Num texto escrito em maio de 1969, pouco antes de voltar a ser preso, António Gervásio refere que os grandes proprietários e o governo se "assustaram" com o movimento dos operários agrícolas. "Nos primeiros tempos tomaram um conjunto de medidas com vista a abafá-lo, no sentido de que as oito horas não vingassem. Fizeram dezenas de prisões. Muitas localidades foram tomadas militarmente pelas forças repressivas da PIDE, GNR e PSP. Fizeram espancamentos. Recorreram aos despedimentos em massa. Não empregavam pessoal do Sul e iam buscá-lo a outras províncias (...) a conquista das oito horas não foi fácil. Custou muito trabalho, prisões, espancamentos, mas os trabalhadores venceram".
CONJUNTURA MENOS ADVERSA
Em maio de 62, a conjuntura apresentava-se menos adversa do que noutras ocasiões, uma vez que o regime tinha sido claramente desafiado em ações como os assaltos ao quartel de Beja e ao paquete Santa Maria. "Agrava-se a crise da ditadura e o seu isolamento nacional e internacional. Crescia a luta operária nas empresas e nas ruas. Crescia o descontentamento popular e a força da oposição". Desta vez, ao contrário do que tinha sucedido nas ocasiões anteriores, "havia organização e direção", o surgimento da Rádio Portugal Livre (RPL) permite contornar a censura e as reivindicações em causa correspondiam, desde há muito, a aspirações profundamente sentidas pelos camponeses do Sul.
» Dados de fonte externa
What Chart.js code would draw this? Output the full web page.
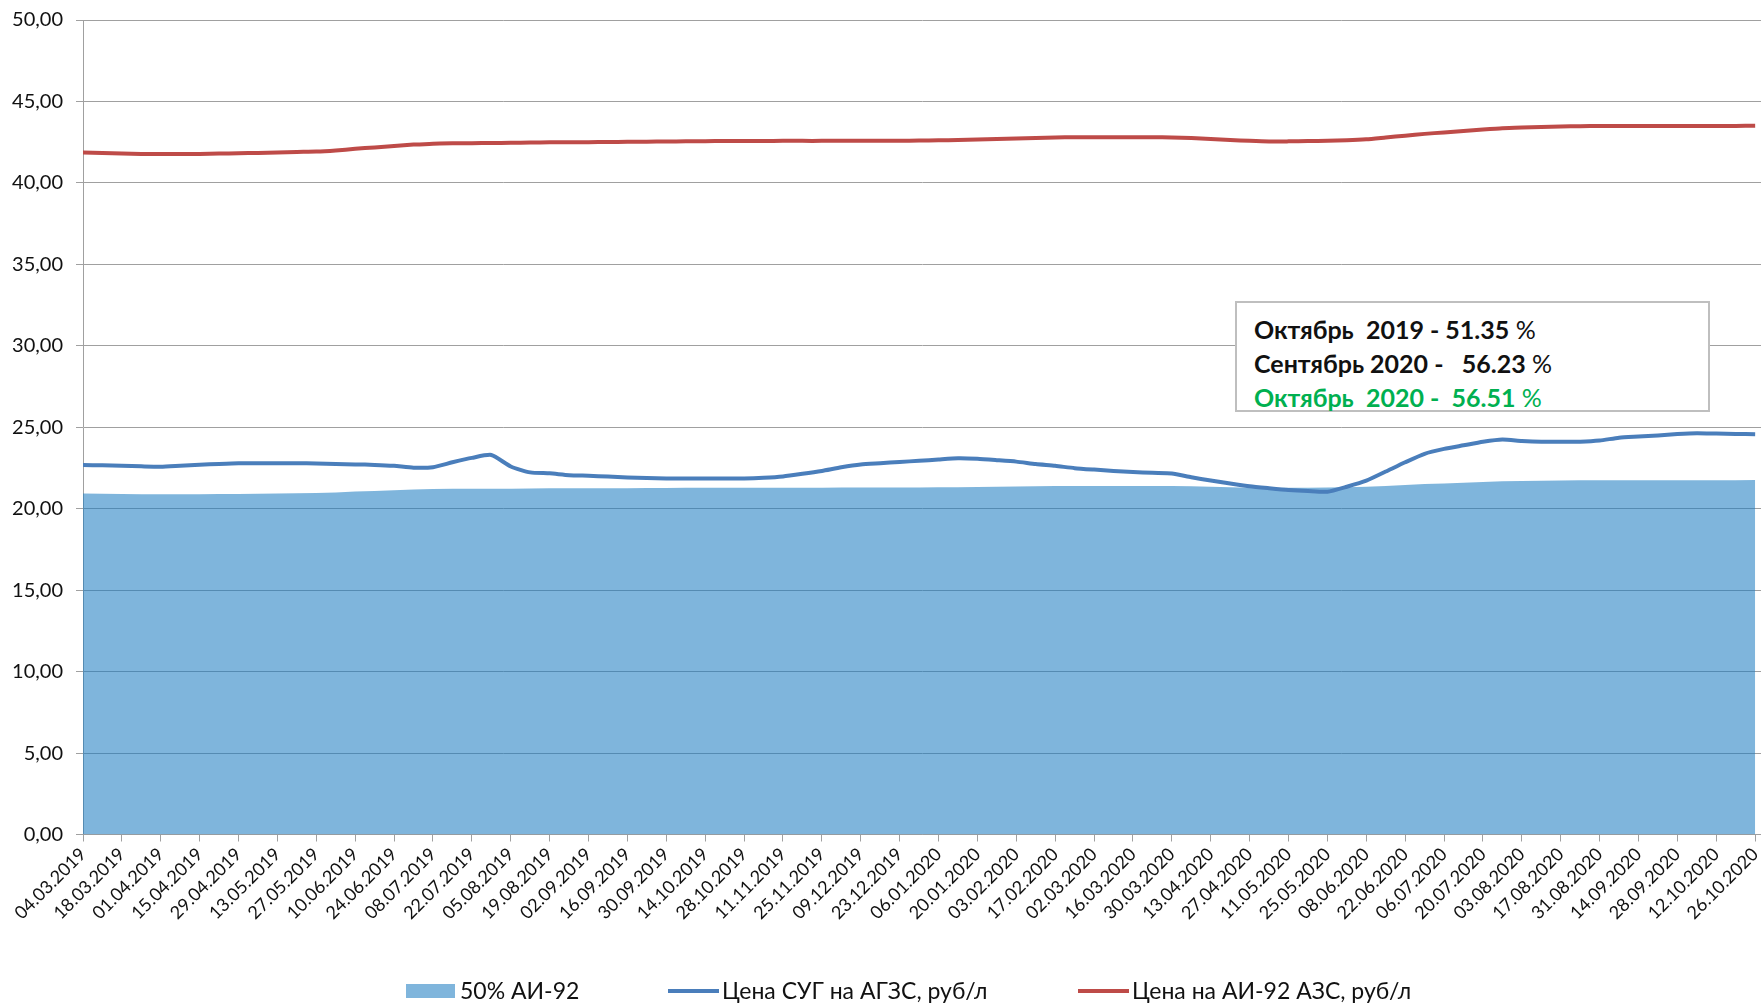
<!DOCTYPE html>
<html>
<head>
<meta charset="utf-8">
<script src="https://cdn.jsdelivr.net/npm/chart.js@4.4.0/dist/chart.umd.min.js"></script>
<style>
html,body{margin:0;padding:0;background:#fff;}
#wrap{position:relative;width:1761px;height:1006px;overflow:hidden;}
canvas{display:block;}
#note{position:absolute;left:1235px;top:301px;width:454px;height:98px;border:2px solid #BFBFBF;background:#fff;
  font-family:Lato,'Open Sans',sans-serif;font-weight:bold;font-size:25px;line-height:34px;white-space:pre;padding:9px 0 0 17px;box-sizing:content-box;color:#111;}
#note .pc{font-weight:normal;}
#note .g{color:#00B050;}
.lg{position:absolute;font-family:Lato,'Open Sans',sans-serif;font-size:23px;line-height:26px;top:977px;color:#111;white-space:pre;}
.mk{position:absolute;}
</style>
</head>
<body>
<div id="wrap">
<canvas id="c" width="1761" height="1006"></canvas>
<div id="note"><div>Октябрь  2019 - 51.35<span class="pc"> %</span></div><div>Сентябрь 2020 -   56.23<span class="pc"> %</span></div><div class="g">Октябрь  2020 -  56.51<span class="pc"> %</span></div></div>
<div class="mk" style="left:406px;top:984px;width:49px;height:14px;background:#7FB5DC;"></div>
<div class="lg" style="left:460px;">50% АИ-92</div>
<div class="mk" style="left:668px;top:989px;width:51px;height:4px;background:#4A7EBB;"></div>
<div class="lg" style="left:722px;">Цена СУГ на АГЗС, руб/л</div>
<div class="mk" style="left:1078px;top:989px;width:51px;height:4px;background:#BE4B48;"></div>
<div class="lg" style="left:1132px;">Цена на АИ-92 АЗС, руб/л</div>
</div>
<script>
// Tick labels (every two weeks)
const tickLabels = ["04.03.2019","18.03.2019","01.04.2019","15.04.2019","29.04.2019","13.05.2019","27.05.2019","10.06.2019","24.06.2019","08.07.2019","22.07.2019","05.08.2019","19.08.2019","02.09.2019","16.09.2019","30.09.2019","14.10.2019","28.10.2019","11.11.2019","25.11.2019","09.12.2019","23.12.2019","06.01.2020","20.01.2020","03.02.2020","17.02.2020","02.03.2020","16.03.2020","30.03.2020","13.04.2020","27.04.2020","11.05.2020","25.05.2020","08.06.2020","22.06.2020","06.07.2020","20.07.2020","03.08.2020","17.08.2020","31.08.2020","14.09.2020","28.09.2020","12.10.2020","26.10.2020"];

const seriesNames = ["50% АИ-92", "Цена СУГ на АГЗС, руб/л", "Цена на АИ-92 АЗС, руб/л"];

// Weekly values (week 0 = 04.03.2019 ... week 86 = 26.10.2020)
const halfAi92 = [
20.93,20.92,20.90,20.89,20.89,20.89,20.89,20.90,20.91,20.92,
20.94,20.95,20.96,21.00,21.05,21.09,21.14,21.18,21.21,21.22,
21.22,21.23,21.23,21.24,21.25,21.25,21.25,21.26,21.26,21.27,
21.27,21.28,21.28,21.29,21.29,21.29,21.29,21.29,21.29,21.30,
21.30,21.30,21.30,21.30,21.31,21.32,21.33,21.35,21.37,21.38,
21.40,21.40,21.40,21.40,21.40,21.40,21.40,21.38,21.35,21.32,
21.29,21.27,21.28,21.29,21.30,21.31,21.34,21.40,21.45,21.51,
21.55,21.60,21.64,21.68,21.70,21.72,21.73,21.74,21.75,21.75,
21.75,21.75,21.75,21.75,21.75,21.75,21.76];

const sugPrice = [
22.68,22.66,22.63,22.60,22.58,22.64,22.70,22.75,22.79,22.79,
22.79,22.79,22.78,22.75,22.72,22.69,22.63,22.52,22.55,22.85,
23.12,23.30,22.59,22.23,22.17,22.06,22.02,21.97,21.92,21.88,
21.86,21.86,21.86,21.86,21.86,21.90,21.98,22.14,22.32,22.54,
22.71,22.79,22.87,22.94,23.02,23.09,23.06,22.98,22.89,22.74,
22.63,22.49,22.40,22.32,22.26,22.20,22.16,21.93,21.73,21.55,
21.38,21.26,21.15,21.08,21.04,21.35,21.72,22.28,22.85,23.37,
23.67,23.89,24.11,24.25,24.16,24.11,24.11,24.11,24.18,24.36,
24.43,24.50,24.58,24.63,24.61,24.59,24.57];

const ai92Price = [
41.86,41.83,41.80,41.78,41.77,41.77,41.78,41.80,41.82,41.84,
41.87,41.90,41.92,41.99,42.09,42.18,42.27,42.35,42.41,42.43,
42.44,42.45,42.46,42.48,42.49,42.50,42.50,42.51,42.52,42.53,
42.54,42.55,42.56,42.57,42.57,42.57,42.58,42.58,42.58,42.59,
42.59,42.59,42.59,42.60,42.62,42.63,42.66,42.70,42.73,42.76,
42.79,42.80,42.80,42.80,42.80,42.80,42.79,42.75,42.70,42.64,
42.58,42.54,42.55,42.57,42.59,42.62,42.68,42.79,42.90,43.01,
43.10,43.19,43.28,43.36,43.40,43.43,43.46,43.48,43.49,43.49,
43.49,43.49,43.49,43.49,43.50,43.50,43.51];

const toPts = arr => arr.map((v, i) => ({x: i, y: v}));

Chart.defaults.font.family = "Lato, 'Open Sans', sans-serif";
Chart.defaults.color = '#111';

new Chart(document.getElementById('c'), {
  type: 'line',
  data: {
    datasets: [
      { label: seriesNames[0], data: toPts(halfAi92), fill: 'origin',
        backgroundColor: 'rgba(26,123,193,0.56)', borderWidth: 0, pointRadius: 0, order: 3, tension: 0 },
      { label: seriesNames[1], data: toPts(sugPrice), fill: false,
        borderColor: '#4A7EBB', borderWidth: 4, pointRadius: 0, order: 1, tension: 0.2 },
      { label: seriesNames[2], data: toPts(ai92Price), fill: false,
        borderColor: '#BE4B48', borderWidth: 4, pointRadius: 0, order: 2, tension: 0.2 }
    ]
  },
  options: {
    responsive: false,
    animation: false,
    layout: { padding: { top: 20, left: 0, right: 0, bottom: 0 } },
    plugins: { legend: { display: false }, tooltip: { enabled: false } },
    scales: {
      x: {
        type: 'linear', min: 0, max: 86.3,
        border: { display: true, color: '#A0A0A0', width: 1 },
        grid: { drawOnChartArea: false, drawTicks: true, tickLength: 7, color: '#A0A0A0' },
        ticks: {
          stepSize: 2, includeBounds: false, autoSkip: false,
          maxRotation: 45, minRotation: 45, padding: 2,
          font: { size: 18 }, color: '#111',
          callback: (v) => { const i = v / 2; return (Number.isInteger(i) && tickLabels[i]) ? tickLabels[i] : null; }
        },
        afterFit: (s) => { s.height = 171.5; s.paddingRight = 0; s.paddingLeft = 0; }
      },
      y: {
        min: 0, max: 50,
        border: { display: true, color: '#A0A0A0', width: 1 },
        grid: { color: '#A0A0A0', lineWidth: 1, tickLength: 7 },
        ticks: { stepSize: 5, padding: 13, font: { size: 20 }, color: '#111',
          callback: (v) => v.toFixed(2).replace('.', ',') },
        afterFit: (s) => { s.width = 83; s.paddingTop = 0; s.paddingBottom = 0; }
      }
    }
  }
});
</script>
</body>
</html>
Por outro lado, a conquista das oito horas de trabalho no Litoral alentejano – amplamente difundida pela imprensa clandestina afeta ao PCP, com particular destaque para a RPL – galvaniza os protestos. Em poucos dias, são uma realidade em localidades como Santa Margarida do Sado, Escoural, Viana do Alentejo, Portel, Évora, Azaruja, Avis, Mora e Alcórrego.